秋田児童連続殺害の『シャケと軍手』を想起

 実のところ、最初は一年前に隣のザ・スズナリで観た、2006年秋田連続児童殺害事件を扱った『シャケと軍手』を頭の中で比較していた(被告は無期懲役が確定)。
 評③『シャケと軍手』椿組版~その1(2021年3月26日)
 評③『シャケと軍手』椿組版2~映画『MOTHER』と比べて(2021年3月28日)
 こちらは、女がなぜその事件を起こしたのか、また、観ている客たちも他人事でなくいつ自分事になるかもしれないというメッセージ、が主だったと思う。
 いわゆる機能不全家庭で育ち、いじめなどに遭った点は共通するが、なんだろう、秋田の場合、舞台で表現された被告(被疑者)は世間が何を言っているのかわからない感があった、アンテナが欠如しているような。則夫の場合、逮捕後に独学し多くの著書を出しており、もともとの読み書き思考能力はかなりあったと思われる。その分、犯罪を起こしたことを「育った環境、社会によるもの」とする傾向があったのかもしれない。読んでなかったので『無知の涙』も買った、これから読もう。
 芝居のどうこうでなく、個々人の違いになってくるが。

被害者の人生、舞台で人が射殺され死体が転がる

 戯曲からいうと、被害者たちが自分たちの生活を語るのが、印象的だった。そう、被害者には家族がいて夢があって。事件当初はものすごく報道されただろうが、数十年も経過した今となっては加害者則夫本人は語られても、被害者は忘れられていく。その意味で貴重かもしれない。

 それから、舞台上で人が次々に射殺され4人の死体が転がっていた。そういえば、最近、あまり殺人場面を舞台で表現するのを見てこなかったか(舞台裏で死んだ想定はある)、それも射殺は日本ではそうそうない、それに死んだ人がごろごろ転がってるって、あまりない。
 戯曲集を読んだら、殺人の場面はあるが、殺されると役者は舞台上から消える。
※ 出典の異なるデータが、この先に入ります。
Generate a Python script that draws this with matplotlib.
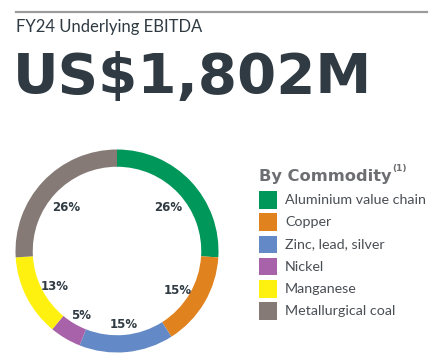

舞台上に転がる死体(遺体)を残したのは、松本演出か。

本編に続くひとり芝居、役者さんたち

 本編の後に、一人芝居のある回。自分は「母」の日。
 水野あや。しみのついた肌化粧で、開き直った母親を演じた。演じ終わった瞬間に、表情が素に戻った。女優だ。
 この方に限らず、役者さんたちは皆、しっかりした演技だったと思う。一人芝居の後、下に降りたら、則夫の少年時代を演じた深澤嵐が誰かと会話していた、彼は爽やかな演技だった。
 最初に則夫の部屋に乗り込んでくるタクシー運転手を演じた本間剛、このつかみが非常に重要で、これが全体の流れを決めたかもしれない。

 大竹野、永山、本も買ったし、もう少しその世界を見てみよう。
 まとまらないが、ここで。

※芝居のタイトル『サヨナフ』は、則夫の母親が則夫らを網走に残し青森に去る時、カタカナ書いた置手紙の「サヨナラ」の「ラ」の部分が「フ」で、「サヨナフ」となっていたことから。芝居の最後に明かされる。